Dataset excerpt:
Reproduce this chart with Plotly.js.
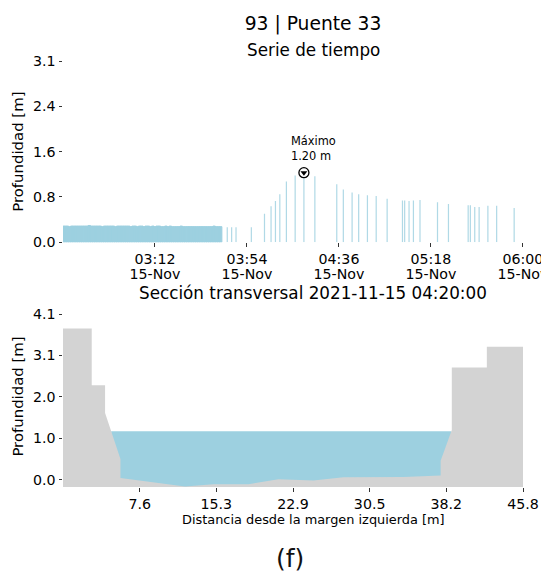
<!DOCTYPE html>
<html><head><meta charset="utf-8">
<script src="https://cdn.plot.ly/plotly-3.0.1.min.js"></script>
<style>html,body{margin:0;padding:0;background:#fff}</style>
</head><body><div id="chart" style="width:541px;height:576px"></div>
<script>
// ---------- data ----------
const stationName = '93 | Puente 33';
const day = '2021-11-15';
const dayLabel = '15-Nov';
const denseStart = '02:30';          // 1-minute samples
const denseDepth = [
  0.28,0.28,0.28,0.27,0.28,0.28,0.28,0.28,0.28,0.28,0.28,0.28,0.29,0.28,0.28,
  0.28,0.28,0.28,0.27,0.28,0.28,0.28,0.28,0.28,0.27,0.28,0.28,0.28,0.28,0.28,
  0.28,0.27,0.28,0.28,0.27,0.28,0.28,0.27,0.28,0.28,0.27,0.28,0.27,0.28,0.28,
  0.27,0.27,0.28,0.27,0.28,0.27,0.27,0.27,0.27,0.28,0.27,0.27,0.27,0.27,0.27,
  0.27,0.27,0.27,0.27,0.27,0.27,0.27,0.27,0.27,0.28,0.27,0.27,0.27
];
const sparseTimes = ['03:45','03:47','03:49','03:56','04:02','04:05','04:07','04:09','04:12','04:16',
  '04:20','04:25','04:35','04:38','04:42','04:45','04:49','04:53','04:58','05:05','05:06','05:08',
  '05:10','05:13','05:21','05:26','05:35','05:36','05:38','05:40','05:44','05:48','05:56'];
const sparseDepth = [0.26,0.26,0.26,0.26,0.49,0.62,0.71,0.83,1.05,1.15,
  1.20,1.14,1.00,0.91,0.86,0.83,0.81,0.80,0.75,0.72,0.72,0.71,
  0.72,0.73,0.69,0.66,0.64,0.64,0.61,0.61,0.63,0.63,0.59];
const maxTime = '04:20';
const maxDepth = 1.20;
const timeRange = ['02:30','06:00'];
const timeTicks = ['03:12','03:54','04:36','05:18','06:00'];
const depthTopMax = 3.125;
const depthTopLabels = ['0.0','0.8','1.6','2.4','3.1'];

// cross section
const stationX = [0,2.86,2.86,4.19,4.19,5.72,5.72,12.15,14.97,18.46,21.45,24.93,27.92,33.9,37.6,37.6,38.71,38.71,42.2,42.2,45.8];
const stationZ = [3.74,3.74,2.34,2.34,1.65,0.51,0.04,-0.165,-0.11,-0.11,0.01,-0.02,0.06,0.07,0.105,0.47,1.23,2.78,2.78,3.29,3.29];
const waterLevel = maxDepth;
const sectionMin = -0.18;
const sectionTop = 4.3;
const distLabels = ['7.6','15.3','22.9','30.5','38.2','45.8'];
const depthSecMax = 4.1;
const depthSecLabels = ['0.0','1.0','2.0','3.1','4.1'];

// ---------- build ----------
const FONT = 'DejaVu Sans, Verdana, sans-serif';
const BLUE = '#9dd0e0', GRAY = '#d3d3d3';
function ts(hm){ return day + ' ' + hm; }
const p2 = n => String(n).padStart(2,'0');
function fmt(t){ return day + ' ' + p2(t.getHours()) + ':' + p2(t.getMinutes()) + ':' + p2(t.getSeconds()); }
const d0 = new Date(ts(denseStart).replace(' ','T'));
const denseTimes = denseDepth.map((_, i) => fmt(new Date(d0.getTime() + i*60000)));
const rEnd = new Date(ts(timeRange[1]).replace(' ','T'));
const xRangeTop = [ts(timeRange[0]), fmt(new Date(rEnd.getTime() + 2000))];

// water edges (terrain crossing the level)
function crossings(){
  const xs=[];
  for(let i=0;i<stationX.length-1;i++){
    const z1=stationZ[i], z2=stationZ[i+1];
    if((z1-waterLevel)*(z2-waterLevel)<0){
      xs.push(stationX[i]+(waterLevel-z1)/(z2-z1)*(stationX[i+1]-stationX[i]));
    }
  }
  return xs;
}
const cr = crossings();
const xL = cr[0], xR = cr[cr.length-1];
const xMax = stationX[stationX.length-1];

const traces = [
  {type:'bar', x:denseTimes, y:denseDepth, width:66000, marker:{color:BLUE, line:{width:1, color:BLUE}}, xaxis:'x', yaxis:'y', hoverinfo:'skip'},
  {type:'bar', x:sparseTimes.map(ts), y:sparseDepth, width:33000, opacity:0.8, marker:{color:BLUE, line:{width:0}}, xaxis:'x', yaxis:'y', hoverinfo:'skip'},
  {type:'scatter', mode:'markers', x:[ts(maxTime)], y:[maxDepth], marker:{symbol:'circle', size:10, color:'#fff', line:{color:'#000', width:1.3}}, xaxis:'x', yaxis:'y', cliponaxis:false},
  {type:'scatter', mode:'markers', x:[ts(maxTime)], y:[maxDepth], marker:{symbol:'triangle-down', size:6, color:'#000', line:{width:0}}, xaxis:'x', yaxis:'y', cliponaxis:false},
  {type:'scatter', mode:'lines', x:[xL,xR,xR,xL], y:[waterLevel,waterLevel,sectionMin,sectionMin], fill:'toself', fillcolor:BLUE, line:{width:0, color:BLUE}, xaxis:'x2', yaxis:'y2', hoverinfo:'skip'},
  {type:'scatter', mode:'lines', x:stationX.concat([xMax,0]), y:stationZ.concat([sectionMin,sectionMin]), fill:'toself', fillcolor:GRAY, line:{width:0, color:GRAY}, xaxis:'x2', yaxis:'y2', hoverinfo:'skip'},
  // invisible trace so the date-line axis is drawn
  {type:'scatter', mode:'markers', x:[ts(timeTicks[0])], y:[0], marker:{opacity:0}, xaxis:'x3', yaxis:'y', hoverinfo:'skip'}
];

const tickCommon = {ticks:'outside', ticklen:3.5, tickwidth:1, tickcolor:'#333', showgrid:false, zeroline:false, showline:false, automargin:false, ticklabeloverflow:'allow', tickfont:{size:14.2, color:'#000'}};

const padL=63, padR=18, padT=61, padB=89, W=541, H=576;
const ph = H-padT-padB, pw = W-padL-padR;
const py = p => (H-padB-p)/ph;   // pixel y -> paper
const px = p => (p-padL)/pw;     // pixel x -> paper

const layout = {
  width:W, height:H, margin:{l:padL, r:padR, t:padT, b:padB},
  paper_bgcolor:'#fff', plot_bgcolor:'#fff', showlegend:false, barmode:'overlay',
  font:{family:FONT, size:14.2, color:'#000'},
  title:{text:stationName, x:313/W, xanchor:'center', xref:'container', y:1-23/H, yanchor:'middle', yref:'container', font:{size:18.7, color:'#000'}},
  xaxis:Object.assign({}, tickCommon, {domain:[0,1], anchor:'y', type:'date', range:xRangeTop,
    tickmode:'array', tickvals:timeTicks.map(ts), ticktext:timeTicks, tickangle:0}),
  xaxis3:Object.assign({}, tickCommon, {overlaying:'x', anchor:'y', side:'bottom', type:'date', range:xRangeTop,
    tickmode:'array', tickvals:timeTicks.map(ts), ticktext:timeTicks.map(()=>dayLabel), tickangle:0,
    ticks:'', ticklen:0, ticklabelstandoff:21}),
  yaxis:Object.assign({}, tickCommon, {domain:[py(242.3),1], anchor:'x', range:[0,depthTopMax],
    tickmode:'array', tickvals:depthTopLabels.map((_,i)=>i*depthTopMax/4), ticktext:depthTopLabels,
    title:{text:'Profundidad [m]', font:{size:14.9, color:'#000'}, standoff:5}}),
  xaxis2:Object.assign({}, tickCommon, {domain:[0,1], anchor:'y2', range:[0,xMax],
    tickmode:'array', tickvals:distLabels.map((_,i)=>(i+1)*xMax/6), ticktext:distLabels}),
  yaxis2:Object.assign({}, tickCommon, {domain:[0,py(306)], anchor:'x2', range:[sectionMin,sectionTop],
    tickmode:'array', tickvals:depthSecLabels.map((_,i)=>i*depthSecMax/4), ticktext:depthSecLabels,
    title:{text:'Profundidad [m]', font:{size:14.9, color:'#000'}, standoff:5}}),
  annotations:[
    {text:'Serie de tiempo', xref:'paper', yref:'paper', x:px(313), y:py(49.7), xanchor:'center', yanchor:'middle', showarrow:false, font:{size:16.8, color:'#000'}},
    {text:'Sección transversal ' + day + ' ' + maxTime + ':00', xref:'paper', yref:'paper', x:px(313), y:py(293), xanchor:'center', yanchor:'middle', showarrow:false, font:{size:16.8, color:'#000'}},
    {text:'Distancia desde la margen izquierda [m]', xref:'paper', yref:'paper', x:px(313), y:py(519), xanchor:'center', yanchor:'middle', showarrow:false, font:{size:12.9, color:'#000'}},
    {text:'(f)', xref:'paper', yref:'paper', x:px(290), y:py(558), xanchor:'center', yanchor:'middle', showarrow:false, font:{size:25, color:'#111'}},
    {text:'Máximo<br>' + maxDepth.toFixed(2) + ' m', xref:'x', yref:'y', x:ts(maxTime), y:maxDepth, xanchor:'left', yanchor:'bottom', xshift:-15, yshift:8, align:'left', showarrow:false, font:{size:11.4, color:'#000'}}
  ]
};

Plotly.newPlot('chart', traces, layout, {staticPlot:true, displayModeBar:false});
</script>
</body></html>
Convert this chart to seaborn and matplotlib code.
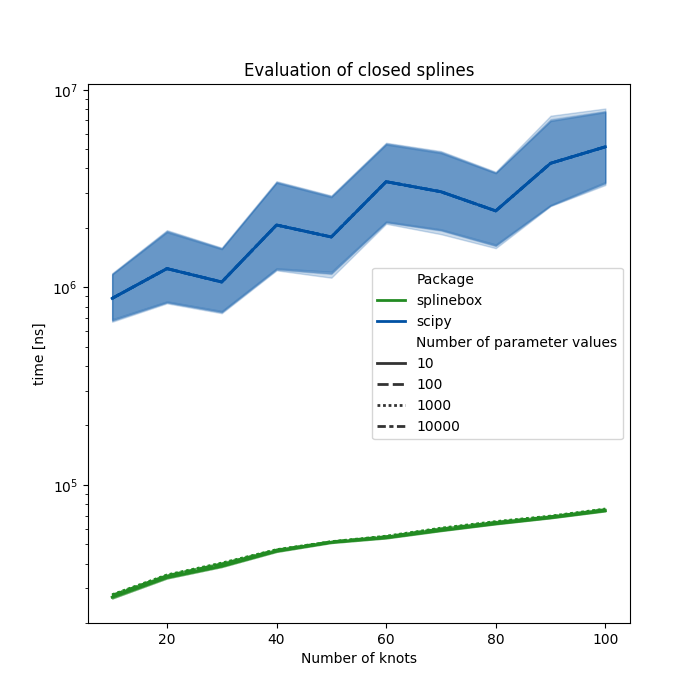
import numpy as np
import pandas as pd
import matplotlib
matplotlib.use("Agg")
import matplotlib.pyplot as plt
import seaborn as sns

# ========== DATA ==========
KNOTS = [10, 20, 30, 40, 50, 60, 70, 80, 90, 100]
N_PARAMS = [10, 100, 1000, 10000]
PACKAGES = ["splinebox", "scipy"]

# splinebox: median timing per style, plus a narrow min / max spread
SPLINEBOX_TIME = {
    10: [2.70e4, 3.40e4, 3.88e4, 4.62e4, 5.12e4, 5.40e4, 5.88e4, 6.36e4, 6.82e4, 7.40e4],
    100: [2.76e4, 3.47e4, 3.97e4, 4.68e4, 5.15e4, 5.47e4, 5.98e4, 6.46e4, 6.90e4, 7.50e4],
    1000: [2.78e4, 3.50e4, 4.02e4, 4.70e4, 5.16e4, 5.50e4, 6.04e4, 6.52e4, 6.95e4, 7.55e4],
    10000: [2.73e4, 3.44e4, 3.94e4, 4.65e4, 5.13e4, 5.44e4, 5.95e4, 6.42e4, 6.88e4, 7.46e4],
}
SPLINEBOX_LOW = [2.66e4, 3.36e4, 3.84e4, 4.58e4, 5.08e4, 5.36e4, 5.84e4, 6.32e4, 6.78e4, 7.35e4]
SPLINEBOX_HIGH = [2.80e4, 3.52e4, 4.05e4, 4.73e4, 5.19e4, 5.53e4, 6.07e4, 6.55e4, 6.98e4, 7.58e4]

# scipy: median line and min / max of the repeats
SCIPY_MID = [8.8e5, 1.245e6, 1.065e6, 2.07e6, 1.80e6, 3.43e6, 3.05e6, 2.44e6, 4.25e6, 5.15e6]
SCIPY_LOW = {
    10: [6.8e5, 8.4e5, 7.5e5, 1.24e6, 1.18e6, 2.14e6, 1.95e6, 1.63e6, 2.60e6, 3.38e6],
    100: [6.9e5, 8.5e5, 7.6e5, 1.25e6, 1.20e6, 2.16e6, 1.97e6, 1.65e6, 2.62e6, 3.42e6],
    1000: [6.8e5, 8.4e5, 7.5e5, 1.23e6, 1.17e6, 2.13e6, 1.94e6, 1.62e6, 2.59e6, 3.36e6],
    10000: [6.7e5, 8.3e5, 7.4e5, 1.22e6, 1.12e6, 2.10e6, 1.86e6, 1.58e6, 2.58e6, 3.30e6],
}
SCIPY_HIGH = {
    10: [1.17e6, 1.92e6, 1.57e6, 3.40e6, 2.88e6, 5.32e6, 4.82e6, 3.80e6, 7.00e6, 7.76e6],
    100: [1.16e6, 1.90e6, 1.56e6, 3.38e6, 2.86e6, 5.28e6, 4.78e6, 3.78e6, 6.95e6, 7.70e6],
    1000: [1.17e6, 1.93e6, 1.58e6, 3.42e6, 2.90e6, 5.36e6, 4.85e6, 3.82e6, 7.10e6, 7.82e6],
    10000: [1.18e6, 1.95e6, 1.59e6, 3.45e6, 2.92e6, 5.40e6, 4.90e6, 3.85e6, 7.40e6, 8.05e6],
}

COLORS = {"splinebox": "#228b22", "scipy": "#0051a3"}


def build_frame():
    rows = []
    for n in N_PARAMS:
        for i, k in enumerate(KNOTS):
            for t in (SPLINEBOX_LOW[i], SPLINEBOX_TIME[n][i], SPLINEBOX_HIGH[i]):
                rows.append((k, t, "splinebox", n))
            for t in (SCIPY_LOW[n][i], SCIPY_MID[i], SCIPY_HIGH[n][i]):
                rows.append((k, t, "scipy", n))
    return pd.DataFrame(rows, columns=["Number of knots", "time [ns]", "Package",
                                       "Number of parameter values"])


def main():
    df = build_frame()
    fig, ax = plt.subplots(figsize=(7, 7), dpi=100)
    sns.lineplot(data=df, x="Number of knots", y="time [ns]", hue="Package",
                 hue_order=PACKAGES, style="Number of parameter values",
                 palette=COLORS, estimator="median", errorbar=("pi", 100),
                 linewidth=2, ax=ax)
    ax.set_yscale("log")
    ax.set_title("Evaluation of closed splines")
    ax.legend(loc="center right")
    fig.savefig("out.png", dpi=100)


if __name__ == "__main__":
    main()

▶ JOB:
Only the lines from the one containing "Convert this chart" down to the one containing "import seaborn as sns" should be copied, exactly and with both ends kept. Drop the pictures.

▶ WRITTEN RESPONSE:
Convert this chart to seaborn and matplotlib code.
import numpy as np
import pandas as pd
import matplotlib
matplotlib.use("Agg")
import matplotlib.pyplot as plt
import seaborn as sns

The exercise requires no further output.